Separately, El País traced the normalization of external return centers across the EU — from Denmark's 2021 law to Italy's Albania facility — and quoted German Social Democratic MEP Birgit Sippel saying: "Tenemos nuevas mayorías políticas, una derecha más dura y una extrema derecha más fuerte" (We have new political majorities, a harder right, and a stronger far-right) [2]. Gerald Knaus, architect of the 2016 EU-Turkey agreement, noted that a broad consensus now exists among very different governments for policies that were far more contested a decade ago [2]. Spanish MEP Estrella Galán of The Left said: "La derecha está comprando los eslóganes de la ultraderecha" (The right is buying the slogans of the far-right) [2]. Irregular arrivals to the EU dropped 40 percent in early 2026, according to the same report [2].
On a parallel track, over ten European countries led by Poland sent a letter to the European Commission demanding tighter restrictions on Schengen visa issuance for Russian citizens, citing the issuance of more than 477,000 visas in 2025 despite the ongoing war in Ukraine [3].
Germany also absorbed a diplomatic setback last week when it failed to win a non-permanent UN Security Council seat for 2027–2028, losing to Portugal and Austria.
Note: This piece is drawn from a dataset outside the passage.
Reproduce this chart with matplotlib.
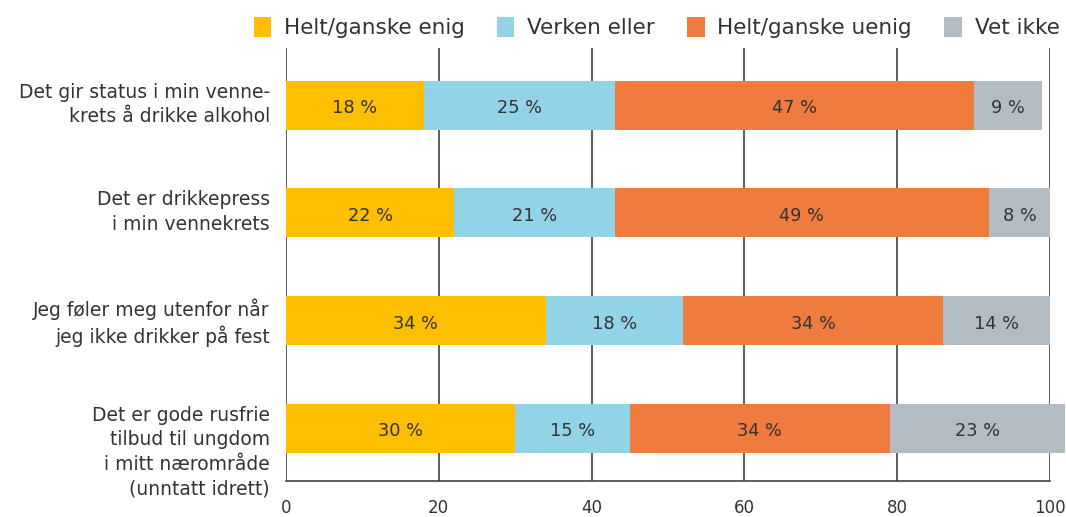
import matplotlib
matplotlib.use("Agg")
import matplotlib.pyplot as plt
from matplotlib.patches import Patch

categories = [
    "Det gir status i min venne-\nkrets å drikke alkohol",
    "Det er drikkepress\ni min vennekrets",
    "Jeg føler meg utenfor når\njeg ikke drikker på fest",
    "Det er gode rusfrie\ntilbud til ungdom\ni mitt nærområde\n(unntatt idrett)",
]
series_names = ["Helt/ganske enig", "Verken eller", "Helt/ganske uenig", "Vet ikke"]
enig = [18, 22, 34, 30]
verken = [25, 21, 18, 15]
uenig = [47, 49, 34, 34]
vet_ikke = [9, 8, 14, 23]
xticks = [0, 20, 40, 60, 80, 100]

colors = ["#FDBF00", "#93D3E7", "#EF7B3F", "#B3BCC2"]
text_color = "#333333"
grid_color = "#333333"

plt.rcParams['font.family'] = ['DejaVu Sans']

fig = plt.figure(figsize=(10.66, 5.17), dpi=100)
ax = fig.add_axes([286/1066, 1 - 481/517, (1050-286)/1066, (481-48)/517])

series = [enig, verken, uenig, vet_ikke]
ypos = list(range(len(categories)))
bar_h = 0.455
left = [0] * len(categories)
for vals, col in zip(series, colors):
    ax.barh(ypos, vals, left=left, height=bar_h, color=col, zorder=3, clip_on=False)
    for y, l, v in zip(ypos, left, vals):
        ax.text(l + v / 2, y + 0.03, f"{v} %", ha="center", va="center",
                fontsize=12.8, color=text_color, zorder=4, clip_on=False)
    left = [a + b for a, b in zip(left, vals)]

ax.set_xlim(0, 100)
ax.set_ylim(3.49, -0.53)
ax.set_xticks(xticks)
ax.set_xticklabels([str(t) for t in xticks], fontsize=12, color=text_color)
ax.tick_params(axis="x", length=0, pad=13)
ax.set_yticks([])
for x in xticks:
    ax.axvline(x, color=grid_color, linewidth=1.1, zorder=1)
for s in ["top", "left", "right"]:
    ax.spines[s].set_visible(False)
ax.spines["bottom"].set_color(grid_color)
ax.spines["bottom"].set_linewidth(1.1)

for y, lab in zip(ypos, categories):
    ax.text(-2.1, y - bar_h / 2 + 0.02, lab, ha="right", va="top", fontsize=13.5,
            color=text_color, linespacing=1.36, clip_on=False)

handles = [Patch(facecolor=c, edgecolor="none") for c in colors]
fig.legend(handles, series_names, ncol=4, loc="upper right", bbox_to_anchor=(1.012, 1.005),
           frameon=False, fontsize=15.5, handlelength=0.8, handleheight=1.1,
           handletextpad=0.6, columnspacing=1.5, labelcolor=text_color)

fig.savefig("out.png", dpi=100)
Foreign Minister Johann Wadephul called it a "bitter defeat" and said Russia had "stirred up opposition" to Germany's candidacy because of Berlin's support for Ukraine and its stance on Israel [17][18]. Tagesschau and Deutsche Welle framed the loss as a blow to Chancellor Friedrich Merz's ambitions for Germany as a global actor [19][20].
The EU's new asylum and migration pact takes effect on June 12; its implementation will determine whether the ECJ's ruling sets a durable floor for asylum-seeker benefits or is overtaken by the reformed legal framework [1][4][5].